To maximize the effectiveness of employees sent to other countries to conduct business, companies often provide opportunities for CCT prior to departure. Cross-cultural training (CCT) refers to formal programs designed to prepare people of one culture to interact effectively in another culture or to interact more effectively with people from different cultures. An effective way to train employees to adapt is to expose them to situations like they will encounter in their assignments that require adaptation. Such a strategy has two benefits:

  • It enhances transfer of training.
  • It is consistent with the idea that adaptive performance is enhanced by gaining experience in similar situations.

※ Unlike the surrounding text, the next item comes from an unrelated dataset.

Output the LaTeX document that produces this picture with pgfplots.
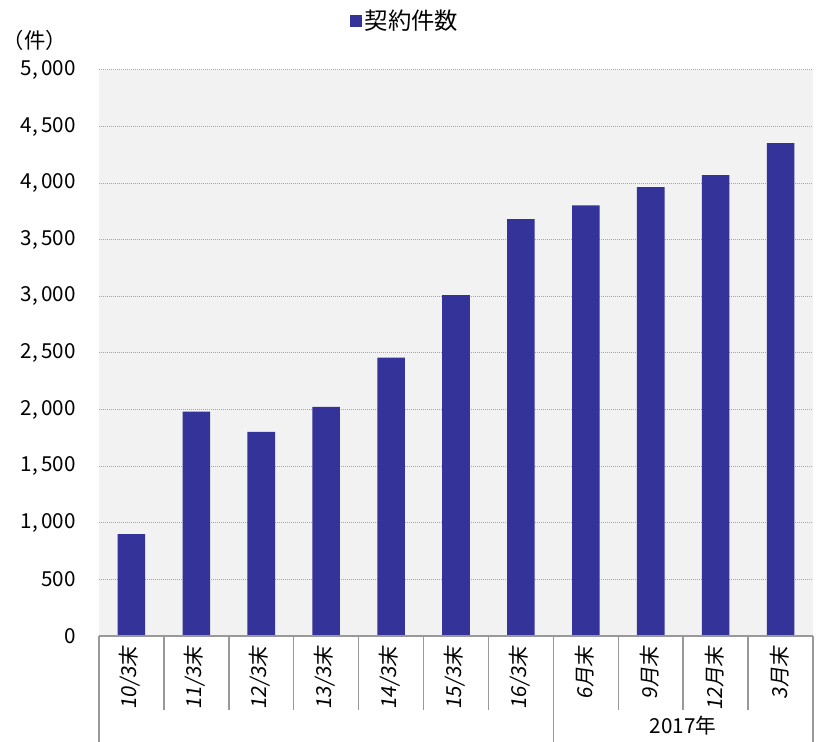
\documentclass[border=0pt]{standalone}
\usepackage{fontspec}
\setmainfont{Noto Sans CJK JP}
\newfontfamily\slantjp[FakeSlant=0.15]{Noto Sans CJK JP}
\usepackage{pgfplots}
\pgfplotsset{compat=1.18}
\definecolor{barblue}{HTML}{333399}
\definecolor{bgray}{HTML}{F2F2F2}
\definecolor{gridgray}{HTML}{A6A6A6}
\definecolor{axgray}{HTML}{999999}
\begin{document}
\begin{tikzpicture}
\useasboundingbox (-74.25pt,-79.5pt) rectangle (538.5pt,477pt);
\begin{axis}[
  at={(0,0)}, anchor=south west,
  scale only axis, width=535.5pt, height=424.5pt,
  xmin=-0.5, xmax=10.5, ymin=0, ymax=5000,
  clip=false,
  ybar, bar width=0.425,
  ytick={0,500,...,5000},
  xtick={0,...,10},
  xticklabels={10/3末,11/3末,12/3末,13/3末,14/3末,15/3末,16/3末,6月末,9月末,12月末,3月末},
  xticklabel style={rotate=90, anchor=east, font=\fontsize{15.5}{17}\slantjp, yshift=1pt},
  yticklabel style={font=\fontsize{15.5}{18}\selectfont, anchor=east, xshift=-14pt},
  /pgf/number format/.cd, 1000 sep={,\,}, assume math mode=true, /pgfplots/.cd,
  axis line style={draw=none}, tick style={draw=none},
  ymajorgrids,
  major grid style={gridgray, dash pattern=on 0.75pt off 0.75pt, line width=0.75pt},
  axis background/.style={fill=bgray},
  legend style={at={(0.3515,1.0866)}, anchor=west, draw=none, fill=none,
    font=\fontsize{17.5}{20}\selectfont, inner sep=0pt},
]
\addplot[fill=barblue, draw=none,
  legend image code/.code={\fill[barblue] (0pt,-4.5pt) rectangle (9pt,4.5pt);}]
  coordinates {(0,900) (1,1982) (2,1803) (3,2024) (4,2459) (5,3012) (6,3682) (7,3803) (8,3965) (9,4071) (10,4353)};
\addlegendentry{契約件数}
\draw[axgray, line width=1.2pt] (axis cs:-0.5,0) -- (axis cs:10.5,0);
\pgfplotsinvokeforeach{0.5,1.5,2.5,3.5,4.5,5.5,7.5,8.5,9.5}{
  \draw[axgray, line width=1.1pt] (axis cs:#1,0) -- ([yshift=-55.5pt]axis cs:#1,0);
}
\pgfplotsinvokeforeach{-0.5,6.5,10.5}{
  \draw[axgray, line width=1.1pt] (axis cs:#1,0) -- ([yshift=-79.5pt]axis cs:#1,0);
}
\node[font=\fontsize{15.5}{17}\selectfont] at ([yshift=-67.5pt]axis cs:8.5,0) {2017年};
\node[font=\fontsize{16}{18}\selectfont] at ([xshift=-48pt, yshift=22.5pt]rel axis cs:0,1) {（件）};
\end{axis}
\end{tikzpicture}
\end{document}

CCT includes several components. The first is awareness or orientation, and a second is behavioural, providing opportunities for trainees to learn and practice behaviours that are appropriate to the culture in question.

Performance management

Performance management is just as important in the international context as it is in domestic operations. The major difference is that implementation is much more difficult in the international arena. It refers to the evaluation and continuous improvement of individual or team performance and includes goals, appraisal, and feedback. Factors that may affect the performance of expatriates include:

  • Technical knowledge
  • Host-country environment
  • Headquarters’ support
  • Personal and family adjustment
  • Environmental factors

Performance criteria

A thorough review of research proposes the following working model of the dimensions of expatriate job performance:

  • Establishment and maintenance of business contacts
  • Technical performance
  • Productivity
  • Ability to work with others
  • Communication and persuasion
  • Effort and initiative
  • Personal discipline
  • Interpersonal relations
  • Management and supervision
  • Overall job performance

This list reflects intangibles that are often difficult to measure using typical performance appraisal methods. It also suggests that performance criteria for expatriates fall into three broad categories:

  • Objective criteria: include measures like gross revenues, market share, and return on investment.
  • Subjective criteria: include judgments, usually by local executives, of factors like the expatriate’s leadership style and interpersonal skills.
  • Contextual criteria: consider factors that result from the situation in which performance occurs.

What is repatriation?

The problems of repatriation, for those who succeed abroad as well as for those who do not, have been well documented. All repatriates experience some degree of anxiety in three areas: personal finances, reacclimation to the home-country lifestyle, and readjustment to the corporate structure. “Reverse culture shock” may be more challenging than the culture shock experienced when going overseas. Possible solutions to these problems fall into three areas:

  • Planning: expatriation assignment and repatriation should be examined as parts of an integrated whole, not as unrelated events in an individual’s career.
  • Career management: receiving a promotion upon repatriation has signalled that the organization values international experience and contributes to repatriates’ beliefs that the organization met their expectations regarding training and career development.
  • Compensation: the loss of a monthly premium to which the expatriate has been accustomed is a severe shock financially. Some firms replace the monthly foreign-service premium with a onetime ‘mobility premium’ for each move – overseas, back home, or to another overseas assignment. There is also a need for financial counselling for repatriates, which demonstrates to repatriates that the company is willing to help with the financial problems they may encounter in uprooting their families once again to bring them home.

 

Globalization is a fact of modern organizational life, it refers to commerce without borders, along with the interdependence of business operations in different locations. This chapters emphasizes five main areas:

 

  1. Identification of potential for international management.
  2. Selection for international assignments.
  3. Cross-cultural training and development.
  4. Performance management.
  5. Repatriation.

Though the behavioural implications of globalization can be addressed from various perspectives, we choose to focus only on five of them.